* **Stated exercise**
Exact reproduction of the data is required, with images excluded.

* **Entries with chart source code**

------------------------------------------------

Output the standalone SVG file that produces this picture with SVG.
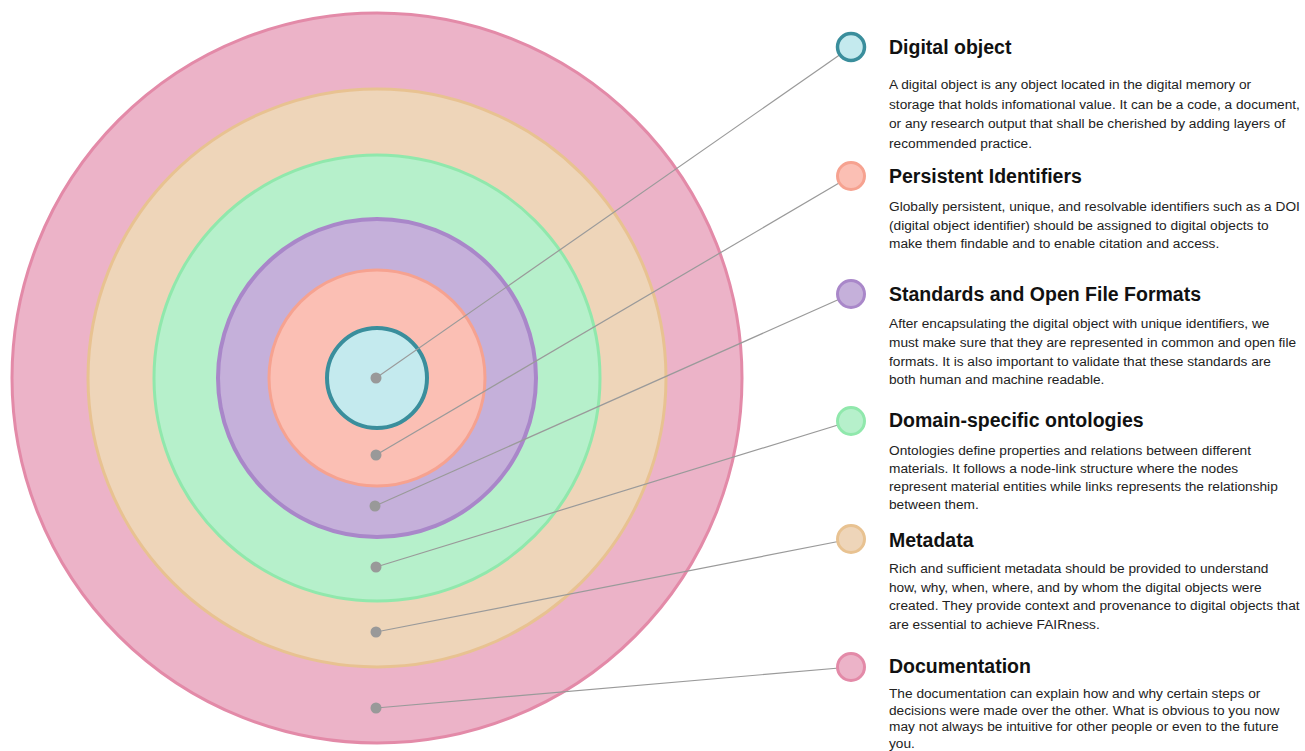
<svg xmlns="http://www.w3.org/2000/svg" width="1305" height="751" viewBox="0 0 1305 751">
<style>
.title{font-family:"Liberation Sans",Arial,sans-serif;font-weight:bold;font-size:19.5px;fill:#111}
.body{font-family:"Liberation Sans",Arial,sans-serif;font-size:13.7px;fill:#222}
.conn{stroke:#9a9a9a;stroke-width:1.2;fill:none}
.dot{fill:#999}
.c-doc{fill:#ecb3c8;stroke:#e38aa8}
.c-meta{fill:#eed5b9;stroke:#e8c291}
.c-dom{fill:#b6f0cb;stroke:#90e8ac}
.c-std{fill:#c5b0da;stroke:#a987c9}
.c-pid{fill:#fbbfb4;stroke:#f6a290}
.c-dig{fill:#c4eaee;stroke:#3a8e9c}
</style>
<rect width="1305" height="751" fill="#fff"/>
<g id="rings">
<circle class="c-doc" cx="377" cy="378" r="365" stroke-width="3"/>
<circle class="c-meta" cx="377" cy="378" r="289" stroke-width="3"/>
<circle class="c-dom" cx="377" cy="378" r="223" stroke-width="3"/>
<circle class="c-std" cx="377" cy="378" r="159" stroke-width="4"/>
<circle class="c-pid" cx="377" cy="378" r="108" stroke-width="3"/>
<circle class="c-dig" cx="377" cy="378" r="50" stroke-width="4"/>
</g>
<g id="connectors">
<line class="conn" x1="376" y1="378" x2="851" y2="47"/>
<line class="conn" x1="376" y1="455" x2="851" y2="176"/>
<line class="conn" x1="375" y1="506" x2="851" y2="294"/>
<line class="conn" x1="376" y1="567" x2="851" y2="421"/>
<line class="conn" x1="376" y1="632" x2="851" y2="539"/>
<line class="conn" x1="376" y1="708" x2="851" y2="667"/>
<circle class="dot" cx="376" cy="378" r="5.5"/>
<circle class="dot" cx="376" cy="455" r="5.5"/>
<circle class="dot" cx="375" cy="506" r="5.5"/>
<circle class="dot" cx="376" cy="567" r="5.5"/>
<circle class="dot" cx="376" cy="632" r="5.5"/>
<circle class="dot" cx="376" cy="708" r="5.5"/>
</g>
<g id="digital-object">
<circle class="c-dig" cx="851" cy="47" r="13.5" stroke-width="3.5"/>
<text class="title" x="889" y="54">Digital object</text>
<text class="body" x="889" y="89">A digital object is any object located in the digital memory or<tspan x="889" dy="19.5">storage that holds infomational value. It can be a code, a document,</tspan><tspan x="889" dy="19.5">or any research output that shall be cherished  by adding layers of</tspan><tspan x="889" dy="19.5">recommended practice.</tspan></text>
</g>
<g id="persistent-identifiers">
<circle class="c-pid" cx="851" cy="176" r="13.5" stroke-width="3"/>
<text class="title" x="889" y="183">Persistent Identifiers</text>
<text class="body" x="889" y="211">Globally persistent, unique, and resolvable identifiers such as a DOI<tspan x="889" dy="18.5">(digital object identifier) should be assigned to digital objects to</tspan><tspan x="889" dy="18.5">make them findable and to enable citation and access.</tspan></text>
</g>
<g id="standards">
<circle class="c-std" cx="851" cy="294" r="13.5" stroke-width="3"/>
<text class="title" x="889" y="301">Standards and Open File Formats</text>
<text class="body" x="889" y="328">After encapsulating the digital object with unique identifiers, we<tspan x="889" dy="18.8">must make sure that they are represented in common and open file</tspan><tspan x="889" dy="18.8">formats. It is also important to validate that these standards are</tspan><tspan x="889" dy="18.8">both human and machine readable.</tspan></text>
</g>
<g id="domain-ontologies">
<circle class="c-dom" cx="851" cy="421" r="13.5" stroke-width="3"/>
<text class="title" x="889" y="427">Domain-specific ontologies</text>
<text class="body" x="889" y="455">Ontologies define properties and relations between different<tspan x="889" dy="18">materials. It follows a node-link structure  where the nodes</tspan><tspan x="889" dy="18">represent material entities while links represents the relationship</tspan><tspan x="889" dy="18">between them.</tspan></text>
</g>
<g id="metadata">
<circle class="c-meta" cx="851" cy="539" r="13.5" stroke-width="3"/>
<text class="title" x="889" y="547">Metadata</text>
<text class="body" x="889" y="573">Rich and sufficient metadata should be provided to understand<tspan x="889" dy="18.7">how, why, when, where, and by whom the digital objects were</tspan><tspan x="889" dy="18.7">created. They provide context and provenance to digital objects that</tspan><tspan x="889" dy="18.7">are essential to achieve FAIRness.</tspan></text>
</g>
<g id="documentation">
<circle class="c-doc" cx="851" cy="667" r="13.5" stroke-width="3"/>
<text class="title" x="889" y="673">Documentation</text>
<text class="body" x="889" y="698">The documentation can explain how and why certain steps or<tspan x="889" dy="16.5">decisions were made over the other. What is obvious to you now</tspan><tspan x="889" dy="16.5">may not always be intuitive for other people or even to the future</tspan><tspan x="889" dy="16.5">you.</tspan></text>
</g>
</svg>
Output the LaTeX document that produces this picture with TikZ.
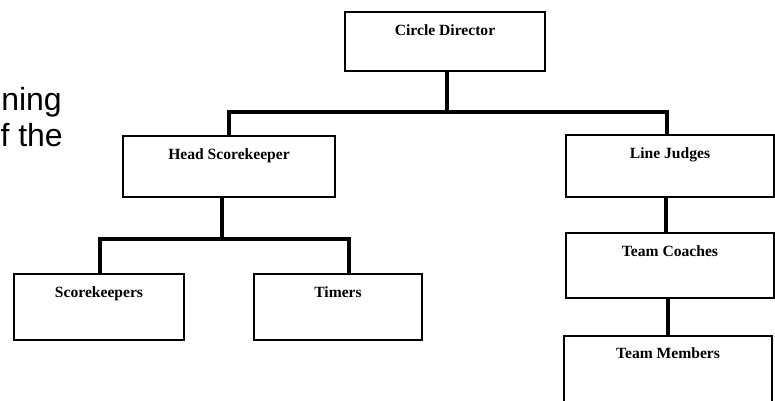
\documentclass[tikz,border=0pt]{standalone}
\usepackage{fontspec}
\setmainfont{Liberation Serif}
\newfontfamily\slidefont{Liberation Sans}
\usetikzlibrary{positioning}

\tikzset{
  box/.style 2 args={draw, line width=2pt, minimum width=#1, minimum height=#2, inner sep=0pt},
  lbl/.style={font=\bfseries\fontsize{15.6}{18}\selectfont, inner sep=0pt, anchor=base},
  link/.style={line width=4pt},
  slide/.style={font=\slidefont\fontsize{32}{37}\selectfont, inner sep=0pt, anchor=base east}
}

\begin{document}
\begin{tikzpicture}[x=1pt, y=-1pt]
\useasboundingbox (0,0) rectangle (775,400);

% left-over slide text
\node[slide] (txtA) at (62,110) {ning};
\node[slide] (txtB) at (63,146) {f the};

% boxes
\node[box={200pt}{59pt}] (cd) at (445,41.5) {};
\node[box={212pt}{61pt}] (hs) at (229,166.5) {};
\node[box={208pt}{62pt}] (lj) at (670,166) {};
\node[box={208pt}{65pt}] (tc) at (670,265.5) {};
\node[box={208pt}{68pt}] (tm) at (668,370) {};
\node[box={170pt}{66pt}] (sk) at (99,307) {};
\node[box={168pt}{66pt}] (ti) at (338,307) {};

% labels
\node[lbl] (cdt) at ([yshift=-24pt]cd.north) {Circle Director};
\node[lbl] (hst) at ([yshift=-24pt]hs.north) {Head Scorekeeper};
\node[lbl] (ljt) at ([yshift=-24pt]lj.north) {Line Judges};
\node[lbl] (tct) at ([yshift=-24pt]tc.north) {Team Coaches};
\node[lbl] (tmt) at ([yshift=-23pt]tm.north) {Team Members};
\node[lbl] (skt) at ([yshift=-24pt]sk.north) {Scorekeepers};
\node[lbl] (tit) at ([yshift=-24pt]ti.north) {Timers};

% connectors
\coordinate (topbus) at (447,112);
\coordinate (midbus) at (222,239);
\draw[link] ([xshift=2pt]cd.south) -- (topbus);
\draw[link] (hs.north) |- (topbus) -| ([xshift=-3pt]lj.north);
\draw[link] ([xshift=-7pt]hs.south) -- (midbus);
\draw[link] ([xshift=1pt]sk.north) |- (midbus) -| ([xshift=11pt]ti.north);
\draw[link] ([xshift=-4pt]lj.south) -- ([xshift=-4pt]tc.north);
\draw[link] (tm.north |- tc.south) -- (tm.north);
\end{tikzpicture}
\end{document}
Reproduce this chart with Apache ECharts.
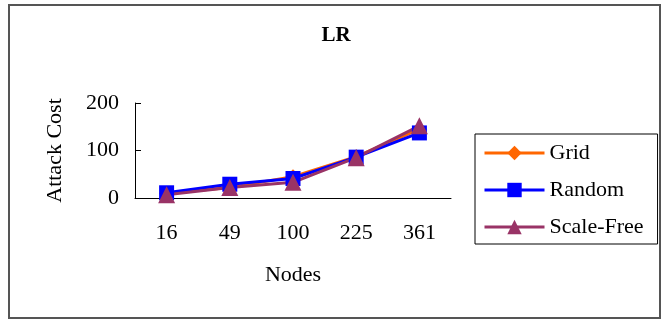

------------------------------------------------

* **Output below**
Output the standalone SVG file that produces this picture with SVG.
<svg xmlns="http://www.w3.org/2000/svg" width="1305" height="751" viewBox="0 0 1305 751">
<style>
.title{font-family:"Liberation Sans",Arial,sans-serif;font-weight:bold;font-size:19.5px;fill:#111}
.body{font-family:"Liberation Sans",Arial,sans-serif;font-size:13.7px;fill:#222}
.conn{stroke:#9a9a9a;stroke-width:1.2;fill:none}
.dot{fill:#999}
.c-doc{fill:#ecb3c8;stroke:#e38aa8}
.c-meta{fill:#eed5b9;stroke:#e8c291}
.c-dom{fill:#b6f0cb;stroke:#90e8ac}
.c-std{fill:#c5b0da;stroke:#a987c9}
.c-pid{fill:#fbbfb4;stroke:#f6a290}
.c-dig{fill:#c4eaee;stroke:#3a8e9c}
</style>
<rect width="1305" height="751" fill="#fff"/>
<g id="rings">
<circle class="c-doc" cx="377" cy="378" r="365" stroke-width="3"/>
<circle class="c-meta" cx="377" cy="378" r="289" stroke-width="3"/>
<circle class="c-dom" cx="377" cy="378" r="223" stroke-width="3"/>
<circle class="c-std" cx="377" cy="378" r="159" stroke-width="4"/>
<circle class="c-pid" cx="377" cy="378" r="108" stroke-width="3"/>
<circle class="c-dig" cx="377" cy="378" r="50" stroke-width="4"/>
</g>
<g id="connectors">
<line class="conn" x1="376" y1="378" x2="851" y2="47"/>
<line class="conn" x1="376" y1="455" x2="851" y2="176"/>
<line class="conn" x1="375" y1="506" x2="851" y2="294"/>
<line class="conn" x1="376" y1="567" x2="851" y2="421"/>
<line class="conn" x1="376" y1="632" x2="851" y2="539"/>
<line class="conn" x1="376" y1="708" x2="851" y2="667"/>
<circle class="dot" cx="376" cy="378" r="5.5"/>
<circle class="dot" cx="376" cy="455" r="5.5"/>
<circle class="dot" cx="375" cy="506" r="5.5"/>
<circle class="dot" cx="376" cy="567" r="5.5"/>
<circle class="dot" cx="376" cy="632" r="5.5"/>
<circle class="dot" cx="376" cy="708" r="5.5"/>
</g>
<g id="digital-object">
<circle class="c-dig" cx="851" cy="47" r="13.5" stroke-width="3.5"/>
<text class="title" x="889" y="54">Digital object</text>
<text class="body" x="889" y="89">A digital object is any object located in the digital memory or<tspan x="889" dy="19.5">storage that holds infomational value. It can be a code, a document,</tspan><tspan x="889" dy="19.5">or any research output that shall be cherished  by adding layers of</tspan><tspan x="889" dy="19.5">recommended practice.</tspan></text>
</g>
<g id="persistent-identifiers">
<circle class="c-pid" cx="851" cy="176" r="13.5" stroke-width="3"/>
<text class="title" x="889" y="183">Persistent Identifiers</text>
<text class="body" x="889" y="211">Globally persistent, unique, and resolvable identifiers such as a DOI<tspan x="889" dy="18.5">(digital object identifier) should be assigned to digital objects to</tspan><tspan x="889" dy="18.5">make them findable and to enable citation and access.</tspan></text>
</g>
<g id="standards">
<circle class="c-std" cx="851" cy="294" r="13.5" stroke-width="3"/>
<text class="title" x="889" y="301">Standards and Open File Formats</text>
<text class="body" x="889" y="328">After encapsulating the digital object with unique identifiers, we<tspan x="889" dy="18.8">must make sure that they are represented in common and open file</tspan><tspan x="889" dy="18.8">formats. It is also important to validate that these standards are</tspan><tspan x="889" dy="18.8">both human and machine readable.</tspan></text>
</g>
<g id="domain-ontologies">
<circle class="c-dom" cx="851" cy="421" r="13.5" stroke-width="3"/>
<text class="title" x="889" y="427">Domain-specific ontologies</text>
<text class="body" x="889" y="455">Ontologies define properties and relations between different<tspan x="889" dy="18">materials. It follows a node-link structure  where the nodes</tspan><tspan x="889" dy="18">represent material entities while links represents the relationship</tspan><tspan x="889" dy="18">between them.</tspan></text>
</g>
<g id="metadata">
<circle class="c-meta" cx="851" cy="539" r="13.5" stroke-width="3"/>
<text class="title" x="889" y="547">Metadata</text>
<text class="body" x="889" y="573">Rich and sufficient metadata should be provided to understand<tspan x="889" dy="18.7">how, why, when, where, and by whom the digital objects were</tspan><tspan x="889" dy="18.7">created. They provide context and provenance to digital objects that</tspan><tspan x="889" dy="18.7">are essential to achieve FAIRness.</tspan></text>
</g>
<g id="documentation">
<circle class="c-doc" cx="851" cy="667" r="13.5" stroke-width="3"/>
<text class="title" x="889" y="673">Documentation</text>
<text class="body" x="889" y="698">The documentation can explain how and why certain steps or<tspan x="889" dy="16.5">decisions were made over the other. What is obvious to you now</tspan><tspan x="889" dy="16.5">may not always be intuitive for other people or even to the future</tspan><tspan x="889" dy="16.5">you.</tspan></text>
</g>
</svg>
Output the LaTeX document that produces this picture with TikZ.
\documentclass[tikz,border=0pt]{standalone}
\usepackage{fontspec}
\setmainfont{Liberation Serif}
\newfontfamily\slidefont{Liberation Sans}
\usetikzlibrary{positioning}

\tikzset{
  box/.style 2 args={draw, line width=2pt, minimum width=#1, minimum height=#2, inner sep=0pt},
  lbl/.style={font=\bfseries\fontsize{15.6}{18}\selectfont, inner sep=0pt, anchor=base},
  link/.style={line width=4pt},
  slide/.style={font=\slidefont\fontsize{32}{37}\selectfont, inner sep=0pt, anchor=base east}
}

\begin{document}
\begin{tikzpicture}[x=1pt, y=-1pt]
\useasboundingbox (0,0) rectangle (775,400);

% left-over slide text
\node[slide] (txtA) at (62,110) {ning};
\node[slide] (txtB) at (63,146) {f the};

% boxes
\node[box={200pt}{59pt}] (cd) at (445,41.5) {};
\node[box={212pt}{61pt}] (hs) at (229,166.5) {};
\node[box={208pt}{62pt}] (lj) at (670,166) {};
\node[box={208pt}{65pt}] (tc) at (670,265.5) {};
\node[box={208pt}{68pt}] (tm) at (668,370) {};
\node[box={170pt}{66pt}] (sk) at (99,307) {};
\node[box={168pt}{66pt}] (ti) at (338,307) {};

% labels
\node[lbl] (cdt) at ([yshift=-24pt]cd.north) {Circle Director};
\node[lbl] (hst) at ([yshift=-24pt]hs.north) {Head Scorekeeper};
\node[lbl] (ljt) at ([yshift=-24pt]lj.north) {Line Judges};
\node[lbl] (tct) at ([yshift=-24pt]tc.north) {Team Coaches};
\node[lbl] (tmt) at ([yshift=-23pt]tm.north) {Team Members};
\node[lbl] (skt) at ([yshift=-24pt]sk.north) {Scorekeepers};
\node[lbl] (tit) at ([yshift=-24pt]ti.north) {Timers};

% connectors
\coordinate (topbus) at (447,112);
\coordinate (midbus) at (222,239);
\draw[link] ([xshift=2pt]cd.south) -- (topbus);
\draw[link] (hs.north) |- (topbus) -| ([xshift=-3pt]lj.north);
\draw[link] ([xshift=-7pt]hs.south) -- (midbus);
\draw[link] ([xshift=1pt]sk.north) |- (midbus) -| ([xshift=11pt]ti.north);
\draw[link] ([xshift=-4pt]lj.south) -- ([xshift=-4pt]tc.north);
\draw[link] (tm.north |- tc.south) -- (tm.north);
\end{tikzpicture}
\end{document}
Reproduce this chart with Apache ECharts.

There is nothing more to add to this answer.